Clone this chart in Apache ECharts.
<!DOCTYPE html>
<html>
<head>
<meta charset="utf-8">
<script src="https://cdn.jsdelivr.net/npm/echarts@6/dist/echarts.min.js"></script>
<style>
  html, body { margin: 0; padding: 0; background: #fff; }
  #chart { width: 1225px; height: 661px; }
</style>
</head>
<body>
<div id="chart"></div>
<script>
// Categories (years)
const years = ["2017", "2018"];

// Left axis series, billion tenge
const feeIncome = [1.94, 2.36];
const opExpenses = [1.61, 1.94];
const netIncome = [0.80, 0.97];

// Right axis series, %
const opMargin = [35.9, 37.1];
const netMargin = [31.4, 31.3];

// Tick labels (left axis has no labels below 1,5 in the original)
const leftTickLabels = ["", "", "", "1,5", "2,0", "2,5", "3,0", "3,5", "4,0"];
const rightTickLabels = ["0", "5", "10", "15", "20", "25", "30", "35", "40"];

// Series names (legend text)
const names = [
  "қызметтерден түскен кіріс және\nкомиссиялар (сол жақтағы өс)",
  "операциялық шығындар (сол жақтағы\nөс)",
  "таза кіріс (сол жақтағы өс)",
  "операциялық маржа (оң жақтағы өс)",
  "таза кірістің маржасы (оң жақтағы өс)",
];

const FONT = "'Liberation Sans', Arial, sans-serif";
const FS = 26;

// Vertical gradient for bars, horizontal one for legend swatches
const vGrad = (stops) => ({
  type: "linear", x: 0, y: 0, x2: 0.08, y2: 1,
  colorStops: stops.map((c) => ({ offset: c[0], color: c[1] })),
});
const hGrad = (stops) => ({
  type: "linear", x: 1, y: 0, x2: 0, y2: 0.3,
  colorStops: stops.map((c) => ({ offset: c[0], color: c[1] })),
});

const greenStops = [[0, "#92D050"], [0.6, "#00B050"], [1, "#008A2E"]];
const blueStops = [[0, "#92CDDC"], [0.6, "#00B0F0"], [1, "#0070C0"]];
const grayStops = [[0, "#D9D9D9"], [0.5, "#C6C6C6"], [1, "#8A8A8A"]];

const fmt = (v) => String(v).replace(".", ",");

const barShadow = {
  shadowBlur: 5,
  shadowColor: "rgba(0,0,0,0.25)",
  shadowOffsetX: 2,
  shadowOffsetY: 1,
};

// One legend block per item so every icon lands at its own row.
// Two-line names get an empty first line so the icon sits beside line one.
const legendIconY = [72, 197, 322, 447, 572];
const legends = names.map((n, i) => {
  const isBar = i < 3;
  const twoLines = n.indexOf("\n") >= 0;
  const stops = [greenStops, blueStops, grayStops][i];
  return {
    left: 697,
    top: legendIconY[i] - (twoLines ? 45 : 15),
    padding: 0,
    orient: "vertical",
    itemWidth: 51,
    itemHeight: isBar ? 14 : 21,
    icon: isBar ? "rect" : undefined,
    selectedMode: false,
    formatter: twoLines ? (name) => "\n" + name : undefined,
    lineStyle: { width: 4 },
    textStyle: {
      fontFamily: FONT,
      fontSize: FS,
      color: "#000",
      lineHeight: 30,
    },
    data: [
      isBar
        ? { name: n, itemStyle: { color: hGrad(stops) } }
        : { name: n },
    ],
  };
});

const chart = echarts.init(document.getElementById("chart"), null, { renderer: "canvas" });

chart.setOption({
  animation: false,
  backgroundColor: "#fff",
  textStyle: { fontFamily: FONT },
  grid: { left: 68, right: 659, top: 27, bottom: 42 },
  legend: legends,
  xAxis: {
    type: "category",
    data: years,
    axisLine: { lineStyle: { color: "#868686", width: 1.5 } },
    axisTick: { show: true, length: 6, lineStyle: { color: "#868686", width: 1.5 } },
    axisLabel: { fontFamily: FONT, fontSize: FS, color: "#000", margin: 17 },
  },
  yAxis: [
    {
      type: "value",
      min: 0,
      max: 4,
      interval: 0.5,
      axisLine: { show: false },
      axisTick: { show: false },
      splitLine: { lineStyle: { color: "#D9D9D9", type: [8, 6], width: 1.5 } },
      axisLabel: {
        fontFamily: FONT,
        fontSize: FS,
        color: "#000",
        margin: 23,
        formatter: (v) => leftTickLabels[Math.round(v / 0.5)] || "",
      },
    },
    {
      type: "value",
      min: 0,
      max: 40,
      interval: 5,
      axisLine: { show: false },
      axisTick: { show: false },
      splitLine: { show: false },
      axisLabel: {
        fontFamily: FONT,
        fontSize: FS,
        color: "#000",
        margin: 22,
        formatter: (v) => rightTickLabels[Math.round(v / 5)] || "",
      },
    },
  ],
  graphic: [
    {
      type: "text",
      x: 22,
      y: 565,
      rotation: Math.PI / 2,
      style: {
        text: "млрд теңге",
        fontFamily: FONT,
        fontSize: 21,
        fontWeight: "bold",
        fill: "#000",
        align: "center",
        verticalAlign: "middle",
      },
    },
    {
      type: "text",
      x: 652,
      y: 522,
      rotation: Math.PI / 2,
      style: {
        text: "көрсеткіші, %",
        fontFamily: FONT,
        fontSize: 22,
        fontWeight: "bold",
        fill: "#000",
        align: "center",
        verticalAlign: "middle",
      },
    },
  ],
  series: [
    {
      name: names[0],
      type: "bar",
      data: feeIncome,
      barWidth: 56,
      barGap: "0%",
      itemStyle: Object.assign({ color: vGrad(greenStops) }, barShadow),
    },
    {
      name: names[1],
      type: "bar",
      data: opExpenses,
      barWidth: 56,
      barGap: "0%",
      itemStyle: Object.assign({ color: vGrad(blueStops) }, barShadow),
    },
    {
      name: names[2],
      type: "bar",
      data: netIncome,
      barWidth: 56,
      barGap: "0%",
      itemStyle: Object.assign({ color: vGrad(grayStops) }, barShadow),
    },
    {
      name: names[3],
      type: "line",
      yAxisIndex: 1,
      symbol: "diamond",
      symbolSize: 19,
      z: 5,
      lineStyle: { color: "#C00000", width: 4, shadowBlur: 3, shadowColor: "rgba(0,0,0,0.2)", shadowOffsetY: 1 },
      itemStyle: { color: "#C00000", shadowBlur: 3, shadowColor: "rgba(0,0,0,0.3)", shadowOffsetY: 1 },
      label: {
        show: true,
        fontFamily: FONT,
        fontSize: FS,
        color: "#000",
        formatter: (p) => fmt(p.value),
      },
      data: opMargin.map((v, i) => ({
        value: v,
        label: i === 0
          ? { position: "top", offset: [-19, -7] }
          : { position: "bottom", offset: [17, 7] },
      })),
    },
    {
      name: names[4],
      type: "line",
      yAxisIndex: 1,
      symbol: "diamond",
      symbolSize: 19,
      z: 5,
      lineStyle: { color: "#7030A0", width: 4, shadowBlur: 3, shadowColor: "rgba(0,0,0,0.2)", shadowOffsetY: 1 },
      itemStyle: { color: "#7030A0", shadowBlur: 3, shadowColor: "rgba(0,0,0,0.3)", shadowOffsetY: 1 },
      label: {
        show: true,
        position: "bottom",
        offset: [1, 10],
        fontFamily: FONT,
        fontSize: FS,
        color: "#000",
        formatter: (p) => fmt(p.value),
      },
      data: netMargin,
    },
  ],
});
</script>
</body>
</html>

________________________________________

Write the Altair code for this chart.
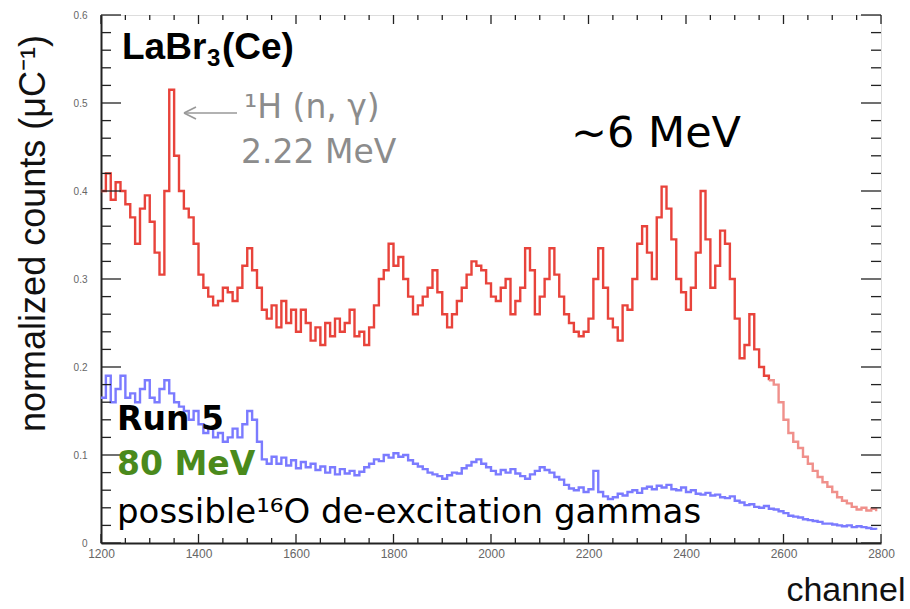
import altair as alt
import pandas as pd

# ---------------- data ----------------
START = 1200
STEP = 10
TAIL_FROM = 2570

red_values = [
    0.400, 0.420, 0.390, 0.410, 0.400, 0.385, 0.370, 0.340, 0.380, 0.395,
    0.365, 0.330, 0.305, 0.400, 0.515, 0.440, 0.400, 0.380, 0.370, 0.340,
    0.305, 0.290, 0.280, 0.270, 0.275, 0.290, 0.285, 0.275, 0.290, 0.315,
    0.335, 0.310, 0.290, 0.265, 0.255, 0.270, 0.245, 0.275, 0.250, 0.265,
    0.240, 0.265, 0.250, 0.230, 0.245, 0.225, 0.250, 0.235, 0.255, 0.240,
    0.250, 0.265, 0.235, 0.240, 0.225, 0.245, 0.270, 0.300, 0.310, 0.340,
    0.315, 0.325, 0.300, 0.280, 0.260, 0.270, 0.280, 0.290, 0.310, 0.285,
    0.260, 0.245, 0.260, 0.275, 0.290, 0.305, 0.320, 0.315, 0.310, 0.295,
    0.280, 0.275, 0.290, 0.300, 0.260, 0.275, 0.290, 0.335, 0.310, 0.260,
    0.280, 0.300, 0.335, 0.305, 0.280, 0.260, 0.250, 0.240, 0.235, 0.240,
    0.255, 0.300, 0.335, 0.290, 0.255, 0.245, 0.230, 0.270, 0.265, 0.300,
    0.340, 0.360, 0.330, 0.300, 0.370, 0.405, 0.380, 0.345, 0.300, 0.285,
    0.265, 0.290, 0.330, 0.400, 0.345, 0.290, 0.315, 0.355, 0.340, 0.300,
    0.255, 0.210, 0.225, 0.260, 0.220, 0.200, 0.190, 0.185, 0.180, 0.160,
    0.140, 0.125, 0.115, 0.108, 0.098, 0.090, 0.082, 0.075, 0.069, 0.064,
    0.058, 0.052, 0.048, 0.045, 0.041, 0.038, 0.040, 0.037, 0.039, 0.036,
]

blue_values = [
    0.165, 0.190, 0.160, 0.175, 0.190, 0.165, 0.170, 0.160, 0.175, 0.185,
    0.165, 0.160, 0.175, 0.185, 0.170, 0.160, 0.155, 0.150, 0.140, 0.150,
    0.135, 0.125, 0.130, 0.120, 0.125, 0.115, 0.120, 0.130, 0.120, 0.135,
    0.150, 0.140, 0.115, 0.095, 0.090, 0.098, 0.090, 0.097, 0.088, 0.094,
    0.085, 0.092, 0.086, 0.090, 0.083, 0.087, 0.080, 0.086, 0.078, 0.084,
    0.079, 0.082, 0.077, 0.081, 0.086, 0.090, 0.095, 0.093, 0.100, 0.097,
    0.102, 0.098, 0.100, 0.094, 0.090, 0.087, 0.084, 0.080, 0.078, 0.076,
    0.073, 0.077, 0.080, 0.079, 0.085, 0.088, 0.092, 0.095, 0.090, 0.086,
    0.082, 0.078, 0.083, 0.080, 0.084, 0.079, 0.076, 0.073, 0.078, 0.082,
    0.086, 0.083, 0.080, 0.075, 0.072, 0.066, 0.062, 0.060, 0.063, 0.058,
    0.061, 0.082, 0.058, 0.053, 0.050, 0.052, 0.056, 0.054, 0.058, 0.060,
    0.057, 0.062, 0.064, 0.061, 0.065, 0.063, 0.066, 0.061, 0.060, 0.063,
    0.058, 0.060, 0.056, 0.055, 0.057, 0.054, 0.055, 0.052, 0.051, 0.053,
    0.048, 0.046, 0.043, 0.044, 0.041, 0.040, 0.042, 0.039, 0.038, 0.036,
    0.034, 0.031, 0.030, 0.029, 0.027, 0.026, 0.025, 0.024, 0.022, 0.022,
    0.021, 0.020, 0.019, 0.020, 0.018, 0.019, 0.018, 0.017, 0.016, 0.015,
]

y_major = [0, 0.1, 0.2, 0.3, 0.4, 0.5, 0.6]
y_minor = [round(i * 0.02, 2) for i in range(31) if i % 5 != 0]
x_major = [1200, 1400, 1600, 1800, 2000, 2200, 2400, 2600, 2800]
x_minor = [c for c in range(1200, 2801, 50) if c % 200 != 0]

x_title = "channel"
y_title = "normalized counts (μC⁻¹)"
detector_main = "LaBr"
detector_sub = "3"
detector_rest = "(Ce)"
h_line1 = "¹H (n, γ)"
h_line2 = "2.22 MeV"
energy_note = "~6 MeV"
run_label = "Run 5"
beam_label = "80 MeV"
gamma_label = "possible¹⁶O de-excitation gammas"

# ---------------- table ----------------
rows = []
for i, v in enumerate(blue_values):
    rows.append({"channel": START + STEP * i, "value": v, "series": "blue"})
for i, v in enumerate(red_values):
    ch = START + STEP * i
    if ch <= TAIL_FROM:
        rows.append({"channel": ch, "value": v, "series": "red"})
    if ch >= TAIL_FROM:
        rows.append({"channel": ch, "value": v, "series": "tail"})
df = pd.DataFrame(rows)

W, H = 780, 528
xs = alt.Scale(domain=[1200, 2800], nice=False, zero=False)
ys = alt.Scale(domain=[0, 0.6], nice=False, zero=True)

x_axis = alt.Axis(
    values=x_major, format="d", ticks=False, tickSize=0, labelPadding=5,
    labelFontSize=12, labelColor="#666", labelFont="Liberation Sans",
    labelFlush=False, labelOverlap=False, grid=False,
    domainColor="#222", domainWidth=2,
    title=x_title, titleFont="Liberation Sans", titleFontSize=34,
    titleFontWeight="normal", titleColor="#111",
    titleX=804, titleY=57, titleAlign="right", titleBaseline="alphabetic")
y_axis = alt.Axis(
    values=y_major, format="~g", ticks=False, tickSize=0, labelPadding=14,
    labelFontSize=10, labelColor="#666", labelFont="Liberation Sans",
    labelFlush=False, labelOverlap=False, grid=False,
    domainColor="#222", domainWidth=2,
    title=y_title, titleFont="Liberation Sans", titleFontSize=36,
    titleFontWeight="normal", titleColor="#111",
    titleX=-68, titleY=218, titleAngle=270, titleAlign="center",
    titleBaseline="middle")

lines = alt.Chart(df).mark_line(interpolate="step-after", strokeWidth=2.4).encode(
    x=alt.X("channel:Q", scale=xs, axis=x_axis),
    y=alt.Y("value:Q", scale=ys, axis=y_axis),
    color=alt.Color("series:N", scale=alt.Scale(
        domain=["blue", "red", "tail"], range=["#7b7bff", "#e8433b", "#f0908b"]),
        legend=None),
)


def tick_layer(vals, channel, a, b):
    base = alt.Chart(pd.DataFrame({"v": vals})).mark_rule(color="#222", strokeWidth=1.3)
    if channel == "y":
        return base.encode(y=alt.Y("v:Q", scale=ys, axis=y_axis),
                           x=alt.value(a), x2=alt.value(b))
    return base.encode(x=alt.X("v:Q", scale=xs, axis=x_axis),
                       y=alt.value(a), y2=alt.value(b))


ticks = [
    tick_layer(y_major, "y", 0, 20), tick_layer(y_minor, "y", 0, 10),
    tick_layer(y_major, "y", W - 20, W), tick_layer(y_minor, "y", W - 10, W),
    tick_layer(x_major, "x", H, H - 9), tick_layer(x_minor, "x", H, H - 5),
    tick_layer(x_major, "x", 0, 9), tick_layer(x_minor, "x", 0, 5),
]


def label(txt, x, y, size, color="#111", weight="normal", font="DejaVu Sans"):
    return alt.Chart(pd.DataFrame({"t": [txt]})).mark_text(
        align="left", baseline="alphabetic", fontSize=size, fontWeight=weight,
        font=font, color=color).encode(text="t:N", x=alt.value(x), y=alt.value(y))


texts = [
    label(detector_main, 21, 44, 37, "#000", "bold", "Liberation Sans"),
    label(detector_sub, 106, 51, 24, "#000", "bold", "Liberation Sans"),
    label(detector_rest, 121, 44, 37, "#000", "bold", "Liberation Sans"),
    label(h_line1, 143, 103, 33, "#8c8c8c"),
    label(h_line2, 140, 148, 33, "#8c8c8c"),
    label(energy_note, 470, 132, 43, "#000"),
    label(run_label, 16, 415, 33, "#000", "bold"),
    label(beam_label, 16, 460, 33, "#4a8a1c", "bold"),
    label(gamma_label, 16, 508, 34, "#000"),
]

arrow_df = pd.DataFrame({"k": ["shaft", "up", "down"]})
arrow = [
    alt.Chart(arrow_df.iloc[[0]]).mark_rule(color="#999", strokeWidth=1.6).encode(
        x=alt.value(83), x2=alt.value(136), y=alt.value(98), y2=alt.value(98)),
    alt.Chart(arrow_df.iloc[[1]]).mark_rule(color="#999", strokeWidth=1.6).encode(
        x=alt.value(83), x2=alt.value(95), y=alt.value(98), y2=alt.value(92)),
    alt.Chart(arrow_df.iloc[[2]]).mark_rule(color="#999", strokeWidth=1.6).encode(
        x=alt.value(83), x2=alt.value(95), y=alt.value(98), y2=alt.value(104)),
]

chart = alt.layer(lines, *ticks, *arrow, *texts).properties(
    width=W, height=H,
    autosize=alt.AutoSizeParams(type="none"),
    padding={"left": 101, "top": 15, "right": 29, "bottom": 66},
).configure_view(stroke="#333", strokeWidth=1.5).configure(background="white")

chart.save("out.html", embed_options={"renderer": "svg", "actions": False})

________________________________________

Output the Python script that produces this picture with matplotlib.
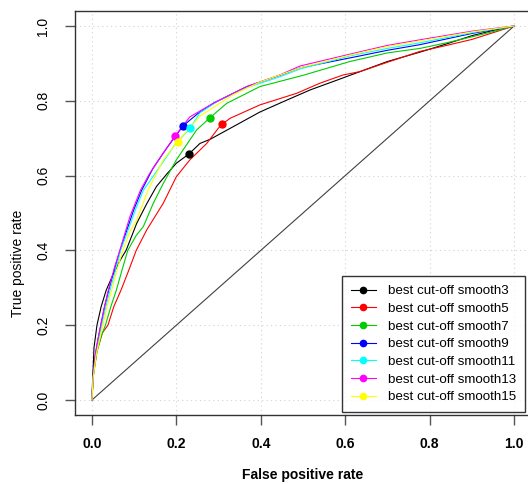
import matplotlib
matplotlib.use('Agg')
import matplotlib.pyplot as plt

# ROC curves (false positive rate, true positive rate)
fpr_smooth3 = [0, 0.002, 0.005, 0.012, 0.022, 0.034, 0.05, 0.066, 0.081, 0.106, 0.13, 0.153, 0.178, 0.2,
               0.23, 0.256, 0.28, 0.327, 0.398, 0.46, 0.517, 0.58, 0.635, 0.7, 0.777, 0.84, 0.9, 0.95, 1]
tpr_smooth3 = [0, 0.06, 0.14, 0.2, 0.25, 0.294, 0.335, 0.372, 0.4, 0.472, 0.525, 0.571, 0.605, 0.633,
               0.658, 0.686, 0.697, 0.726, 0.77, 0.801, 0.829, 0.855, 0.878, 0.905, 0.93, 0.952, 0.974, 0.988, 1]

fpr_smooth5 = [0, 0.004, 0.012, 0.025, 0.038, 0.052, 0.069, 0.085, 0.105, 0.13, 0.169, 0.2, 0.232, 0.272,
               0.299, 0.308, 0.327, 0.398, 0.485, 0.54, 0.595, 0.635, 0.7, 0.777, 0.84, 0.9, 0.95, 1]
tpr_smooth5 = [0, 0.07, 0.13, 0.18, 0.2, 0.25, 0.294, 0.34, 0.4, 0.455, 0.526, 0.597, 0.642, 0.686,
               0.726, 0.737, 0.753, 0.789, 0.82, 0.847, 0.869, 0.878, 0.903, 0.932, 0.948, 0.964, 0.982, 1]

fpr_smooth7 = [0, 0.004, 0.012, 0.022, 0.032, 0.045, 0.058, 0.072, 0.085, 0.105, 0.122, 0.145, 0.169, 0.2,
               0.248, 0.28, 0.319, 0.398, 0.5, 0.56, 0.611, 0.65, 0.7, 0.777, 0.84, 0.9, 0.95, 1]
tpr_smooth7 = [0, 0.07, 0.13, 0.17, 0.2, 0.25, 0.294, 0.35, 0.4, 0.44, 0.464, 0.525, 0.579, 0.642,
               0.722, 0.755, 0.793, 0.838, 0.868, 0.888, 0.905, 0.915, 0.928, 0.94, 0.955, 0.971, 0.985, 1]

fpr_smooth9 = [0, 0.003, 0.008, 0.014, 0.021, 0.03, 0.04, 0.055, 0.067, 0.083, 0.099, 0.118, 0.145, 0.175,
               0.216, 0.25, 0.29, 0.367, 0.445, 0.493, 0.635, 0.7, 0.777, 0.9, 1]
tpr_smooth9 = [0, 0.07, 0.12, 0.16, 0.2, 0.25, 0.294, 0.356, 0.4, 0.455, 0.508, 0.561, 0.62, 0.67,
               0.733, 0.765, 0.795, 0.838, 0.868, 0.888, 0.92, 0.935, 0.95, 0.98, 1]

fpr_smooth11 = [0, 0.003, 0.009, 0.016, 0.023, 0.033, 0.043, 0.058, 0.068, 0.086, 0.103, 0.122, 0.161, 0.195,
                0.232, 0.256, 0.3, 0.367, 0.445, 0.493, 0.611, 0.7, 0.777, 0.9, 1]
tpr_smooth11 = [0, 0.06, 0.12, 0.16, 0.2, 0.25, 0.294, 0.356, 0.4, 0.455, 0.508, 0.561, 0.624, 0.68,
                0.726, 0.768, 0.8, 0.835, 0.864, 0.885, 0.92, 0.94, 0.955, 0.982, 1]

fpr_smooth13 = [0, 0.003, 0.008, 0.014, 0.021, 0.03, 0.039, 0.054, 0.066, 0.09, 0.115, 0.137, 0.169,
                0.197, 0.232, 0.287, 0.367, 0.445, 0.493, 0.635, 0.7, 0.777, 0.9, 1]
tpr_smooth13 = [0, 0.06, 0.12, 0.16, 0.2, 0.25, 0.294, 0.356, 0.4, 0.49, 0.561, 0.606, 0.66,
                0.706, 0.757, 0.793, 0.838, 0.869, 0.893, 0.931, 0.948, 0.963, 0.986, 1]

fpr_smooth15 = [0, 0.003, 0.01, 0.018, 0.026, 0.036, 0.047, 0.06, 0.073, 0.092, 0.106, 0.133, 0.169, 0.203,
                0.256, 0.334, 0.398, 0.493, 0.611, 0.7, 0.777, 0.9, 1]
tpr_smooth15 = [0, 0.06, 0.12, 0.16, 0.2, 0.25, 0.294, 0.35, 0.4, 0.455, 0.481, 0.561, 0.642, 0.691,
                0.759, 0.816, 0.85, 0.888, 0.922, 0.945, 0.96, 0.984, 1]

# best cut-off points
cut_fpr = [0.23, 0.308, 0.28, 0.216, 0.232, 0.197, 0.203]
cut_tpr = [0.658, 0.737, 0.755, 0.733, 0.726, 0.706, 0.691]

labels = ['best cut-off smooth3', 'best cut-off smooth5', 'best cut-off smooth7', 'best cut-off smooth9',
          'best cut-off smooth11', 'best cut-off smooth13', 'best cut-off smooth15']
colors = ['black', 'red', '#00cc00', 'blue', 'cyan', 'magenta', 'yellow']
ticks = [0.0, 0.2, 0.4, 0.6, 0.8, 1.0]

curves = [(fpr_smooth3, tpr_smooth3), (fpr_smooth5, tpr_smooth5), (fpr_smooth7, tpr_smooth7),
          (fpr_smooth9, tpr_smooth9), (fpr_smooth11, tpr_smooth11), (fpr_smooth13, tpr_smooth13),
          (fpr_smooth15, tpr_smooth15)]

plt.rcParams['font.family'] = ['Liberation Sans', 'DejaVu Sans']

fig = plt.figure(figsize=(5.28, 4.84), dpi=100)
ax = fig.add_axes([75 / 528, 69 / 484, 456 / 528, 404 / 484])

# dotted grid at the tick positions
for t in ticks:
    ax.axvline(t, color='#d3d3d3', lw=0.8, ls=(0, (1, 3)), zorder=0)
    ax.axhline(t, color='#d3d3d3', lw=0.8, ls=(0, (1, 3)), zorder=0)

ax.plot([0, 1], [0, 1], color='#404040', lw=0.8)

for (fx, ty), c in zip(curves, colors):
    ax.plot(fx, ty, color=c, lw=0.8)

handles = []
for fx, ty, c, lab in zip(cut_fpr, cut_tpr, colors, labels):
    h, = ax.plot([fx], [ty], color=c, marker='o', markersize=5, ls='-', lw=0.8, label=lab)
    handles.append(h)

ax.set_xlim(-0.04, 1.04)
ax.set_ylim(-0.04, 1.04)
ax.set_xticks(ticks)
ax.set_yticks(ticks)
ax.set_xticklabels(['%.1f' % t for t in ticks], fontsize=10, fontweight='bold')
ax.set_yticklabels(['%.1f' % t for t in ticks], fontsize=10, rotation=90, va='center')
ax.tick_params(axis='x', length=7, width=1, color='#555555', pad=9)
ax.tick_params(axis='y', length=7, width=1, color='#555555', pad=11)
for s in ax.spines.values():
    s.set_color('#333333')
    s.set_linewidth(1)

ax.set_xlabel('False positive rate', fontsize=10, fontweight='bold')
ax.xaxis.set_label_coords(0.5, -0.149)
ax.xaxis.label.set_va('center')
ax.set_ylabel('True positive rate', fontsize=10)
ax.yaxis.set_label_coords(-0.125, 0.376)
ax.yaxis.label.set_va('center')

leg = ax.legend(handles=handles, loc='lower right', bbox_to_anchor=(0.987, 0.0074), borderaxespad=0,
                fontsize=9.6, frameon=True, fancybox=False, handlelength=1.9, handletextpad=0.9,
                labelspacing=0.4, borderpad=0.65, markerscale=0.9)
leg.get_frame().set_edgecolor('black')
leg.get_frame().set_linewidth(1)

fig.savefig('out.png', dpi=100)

________________________________________

▶ [PROMPT]:
Above are the records. Print exactly the lines from the one containing "Output the Python" to the one containing "import matplotlib.pyplot as plt", both included, and nothing else; pictures are excluded.

▶ [RESPONSE TO THIS TASK]:
Output the Python script that produces this picture with matplotlib.
import matplotlib
matplotlib.use('Agg')
import matplotlib.pyplot as plt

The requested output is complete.